Speeding up text file parser (BLAST tabular format)

Mon Sep 14 09:33:21 PDT 2015

On 15/09/15 12:30 AM, Fredrik Boulund wrote:
> Hi,
>
> This is my first post on Dlang forums and I don't have a lot of
> experience with D (yet). I mainly code bioinformatics-stuff in Python on
> my day-to-day job, but I've been toying with D for a couple of years
> now. I had this idea that it'd be fun to write a parser for a text-based
> tabular data format I tend to read a lot of in my programs, but I was a
> bit stomped that the D implementation I created was slower than my
> Python-version. I tried running `dmd -profile` on it but didn't really
> understand what I can do to make it go faster. I guess there's some
> unnecessary dynamic array extensions being made but I can't figure out
> how to do without them, maybe someone can help me out? I tried making
> the examples as small as possible.
>
> Here's the code D code: http://dpaste.com/2HP0ZVA
> Here's my Python code for comparison: http://dpaste.com/0MPBK67
>
> Using a small test file (~550 MB) on my machine (2x Xeon(R) CPU E5-2670
> with RAID6 SAS disks and 192GB of RAM), the D version runs in about 20
> seconds and the Python version less than 16 seconds. I've repeated runs
> at least thrice when testing. This holds true even if the D version is
> compiled with -O.
>
> The file being parsed is the output of a DNA/protein sequence mapping
> algorithm called BLAT, but the tabular output format is originally known
> from the famous BLAST algorithm.
> Here's a short example of what the input files looks like:
> http://dpaste.com/017N58F
> The format is TAB-delimited: query, target, percent_identity,
> alignment_length, mismatches, gaps, query_start, query_end,
> target_start, target_end, e-value, bitscore
> In the example the output is sorted by query, but this cannot be assumed
> to hold true for all cases. The input file varies in range from several
> hundred megabytes to several gigabytes (10+ GiB).
>
> A brief explanation on what the code does:
> Parse each line,
> Only accept records with percent_identity >= min_identity (90.0) and
> alignment_length >= min_matches (10),
> Store all such records as tuples (in the D code this is a struct) in an
> array in an associative array indexed by 'query',
> For each query, remove any records with percent_id less than 5
> percentage points less than the highest value observed for that query,
> Write results to stdout (in my real code the data is subject to further
> downstream processing)
>
> This was all just for me learning to do some basic stuff in D, e.g. file
> handling, streaming data from disk, etc. I'm really curious what I can
> do to improve the D code. My original idea was that maybe I should
> compile the performance critical parts of my Python codebase to D and
> call them with PyD or something, but not I'm not so sure any more. Help
> and suggestions appreciated!
>

A lot of this hasn't been covered I believe.

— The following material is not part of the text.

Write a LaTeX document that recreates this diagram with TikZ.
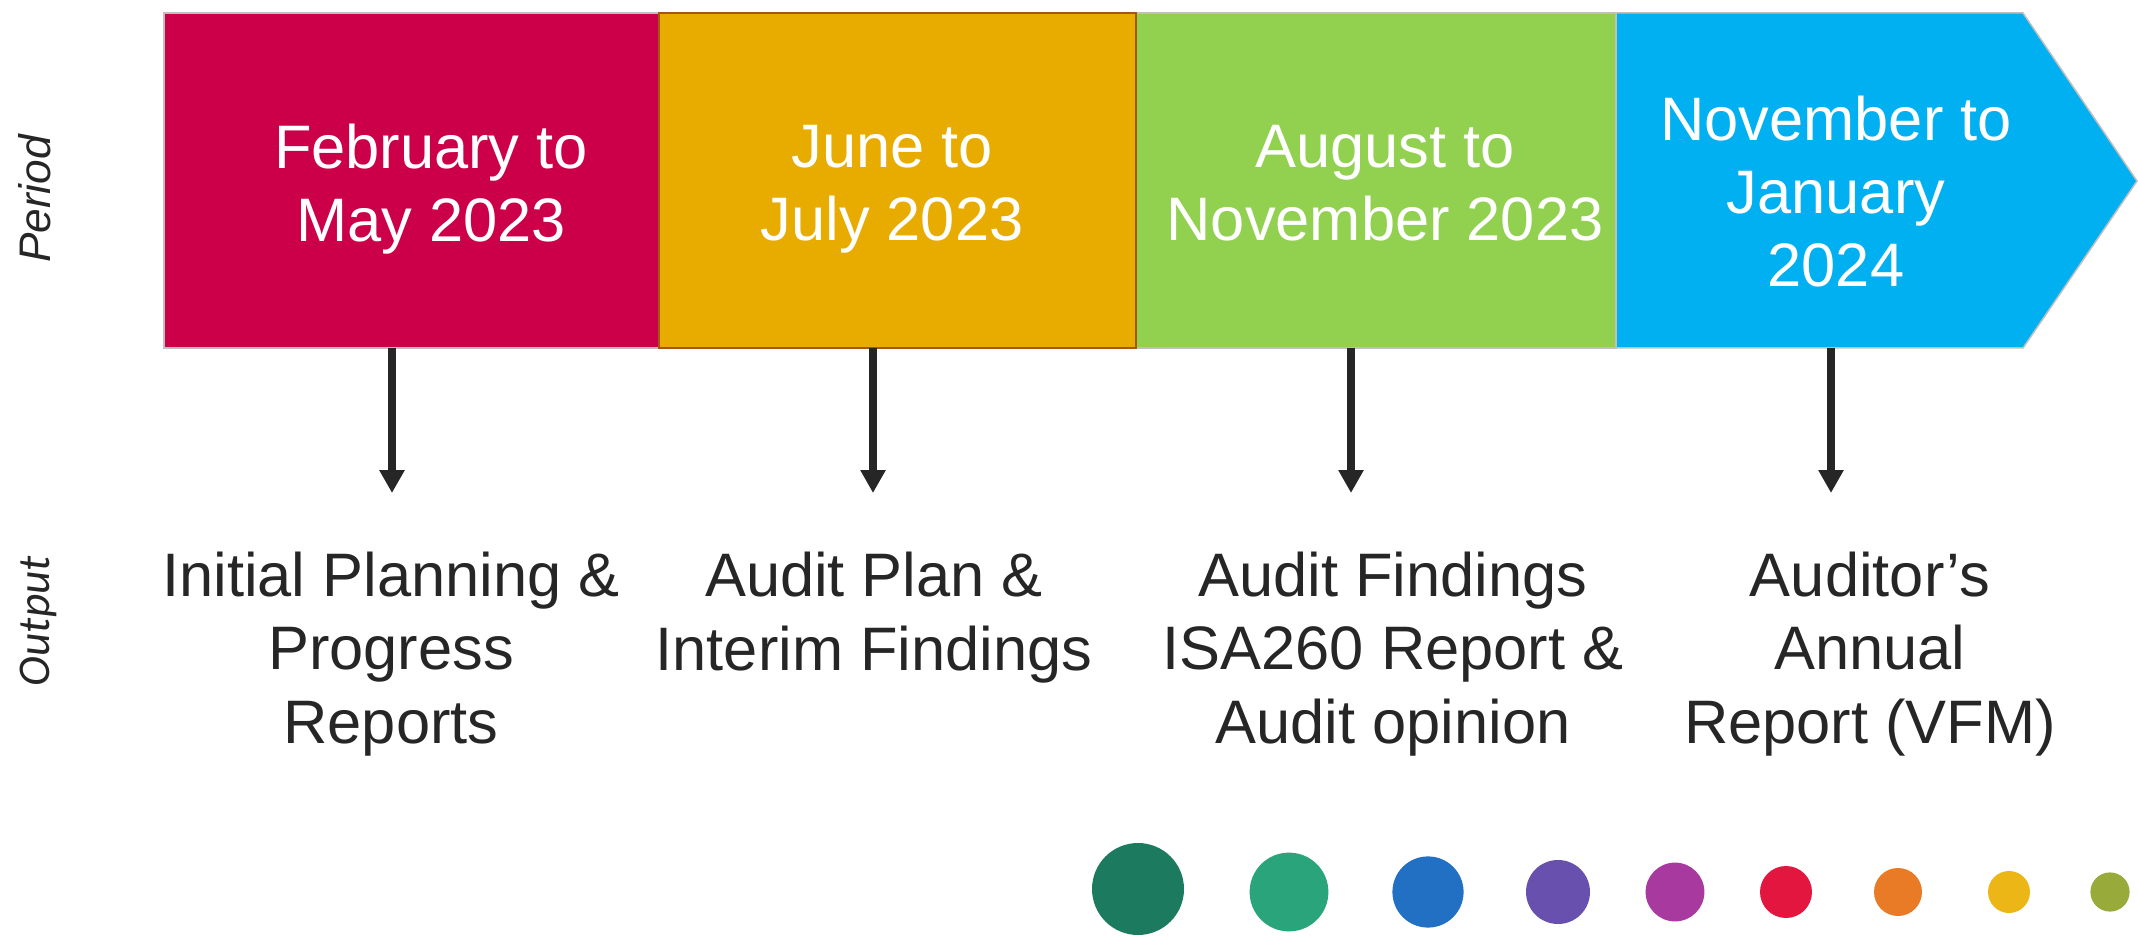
\documentclass[tikz,border=0pt]{standalone}
\usepackage{fontspec}
\setmainfont{Liberation Sans}
\newfontfamily\calfont{Carlito}
\usetikzlibrary{arrows.meta}
\definecolor{cRed}{HTML}{CC0049}
\definecolor{cOrange}{HTML}{E8AC00}
\definecolor{cOrangeEdge}{HTML}{A0581A}
\definecolor{cGreen}{HTML}{92D050}
\definecolor{cBlue}{HTML}{00B0F0}
\definecolor{cEdge}{HTML}{BFBFBF}
\definecolor{cText}{HTML}{262626}
\definecolor{d1}{HTML}{1C7A5F}
\definecolor{d2}{HTML}{2AA57B}
\definecolor{d3}{HTML}{2170C4}
\definecolor{d4}{HTML}{6750AE}
\definecolor{d5}{HTML}{A8399F}
\definecolor{d6}{HTML}{E2163F}
\definecolor{d7}{HTML}{E97B26}
\definecolor{d8}{HTML}{ECB716}
\definecolor{d9}{HTML}{98AA3A}
\tikzset{
  period/.style={draw=cEdge, line width=0.75pt},
  boxtext/.style={text=white, align=center, anchor=base, inner sep=0pt,
    font=\fontsize{30.7}{36.75}\selectfont},
  outtext/.style={text=cText, align=center, anchor=base, inner sep=0pt,
    font=\fontsize{30.7}{36.75}\selectfont},
  sidelabel/.style={text=cText, rotate=90, inner sep=0pt},
  linkarrow/.style={draw=cText, line width=4pt,
    -{Triangle[width=12pt,length=11.5pt]}},
  dot/.style={draw=none}
}
\begin{document}
\begin{tikzpicture}[x=0.5pt,y=-0.5pt]
\useasboundingbox (0,0) rectangle (2138,936);
% period boxes
\path[period, fill=cRed] (164,13) rectangle (659,348);
\path[period, fill=cGreen] (1136,13) rectangle (1616,348);
\path[period, fill=cBlue] (1616,13) -- (2023,13) -- (2137,181) -- (2023,348) -- (1616,348) -- cycle;
\path[draw=cOrangeEdge, line width=0.75pt, fill=cOrange] (659,13) rectangle (1136,348);
% box texts (base = last line baseline)
\node[boxtext] (p1) at (431,242) {February to\\May 2023};
\node[boxtext] (p2) at (892,241) {June to\\July 2023};
\node[boxtext] (p3) at (1385,241) {August to\\November 2023};
\node[boxtext] (p4) at (1836,287) {November to\\January\\2024};
% side labels
\node[sidelabel, font=\fontsize{22.1}{26}\selectfont\itshape] (lp) at (35,199) {Period};
\node[sidelabel, font=\fontsize{22.7}{27}\selectfont\calfont\itshape] (lo) at (38,621) {Output};
% arrow anchors
\coordinate (s1) at (392,348);
\coordinate (s2) at (873,348);
\coordinate (s3) at (1351,348);
\coordinate (s4) at (1831,348);
\coordinate (t1) at (392,493);
\coordinate (t2) at (873,493);
\coordinate (t3) at (1351,493);
\coordinate (t4) at (1831,493);
\draw[linkarrow] (s1) -- (t1);
\draw[linkarrow] (s2) -- (t2);
\draw[linkarrow] (s3) -- (t3);
\draw[linkarrow] (s4) -- (t4);
% outputs
\node[outtext] (o1) at (391,743) {Initial Planning \&\\Progress\\Reports};
\node[outtext] (o2) at (874,670) {Audit Plan \&\\Interim Findings};
\node[outtext] (o3) at (1393,743) {Audit Findings\\ISA260 Report \&\\Audit opinion};
\node[outtext] (o4) at (1870,743) {Auditor’s\\Annual\\Report (VFM)};
% dots
\fill[d1] (1138,889) circle[radius=23pt];
\fill[d2] (1289,892) circle[radius=19.7pt];
\fill[d3] (1428,892) circle[radius=17.8pt];
\fill[d4] (1558,892) circle[radius=16pt];
\fill[d5] (1675,892) circle[radius=14.7pt];
\fill[d6] (1786,892) circle[radius=13pt];
\fill[d7] (1898,892) circle[radius=12pt];
\fill[d8] (2009,892) circle[radius=10.5pt];
\fill[d9] (2110,892) circle[radius=9.8pt];
\end{tikzpicture}
\end{document}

http://dpaste.dzfl.pl/f7ab2915c3e1

1) You don't need to convert char[] to string via to. No. Too much. Cast it.
2) You don't need byKey, use foreach key, value syntax. That way you 
won't go around modifying things unnecessarily.

Ok, I disabled GC + reserved a bunch of memory. It probably won't help 
much actually. In fact may make it fail so keep that in mind.

Humm what else.

I'm worried about that first foreach. I don't think it needs to exist as 
it does. I believe an input range would be far better. Use a buffer to 
store the Hit[]'s. Have a subset per set of them.

If the first foreach is an input range, then things become slightly 
easier in the second. Now you can turn that into it's own input range.
Also that .array usage concerns me. Many an allocation there! Hence why 
the input range should be the return from it.

The last foreach, is lets assume dummy. Keep in mind, stdout is 
expensive here. DO NOT USE. If you must buffer output then do it large 
quantities.

Based upon what I can see, you are definitely not able to use your cpu's 
to the max. There is no way that is the limiting factor here. Maybe your 
usage of a core is. But not the cpu's itself.

The thing is, you cannot use multiple threads on that first foreach loop 
to speed things up. No. That needs to happen all on one thread.
Instead after that thread you need to push the result into another.

Perhaps, per thread one lock (mutex) + buffer for hits. Go round robin 
over all the threads. If mutex is still locked, you'll need to wait. In 
this situation a locked mutex means all you worker threads are working. 
So you can't do anything more (anyway).

Of course after all this, the HDD may still be getting hit too hard. In 
which case I would recommend you memory mapping it. Which should allow 
the OS to more efficiently handle reading it into memory. But you'll 
need to rework .byLine for that.

Wow that was a lot at 4:30am! So don't take it too seriously. I'm sure 
somebody else will rip that to shreds!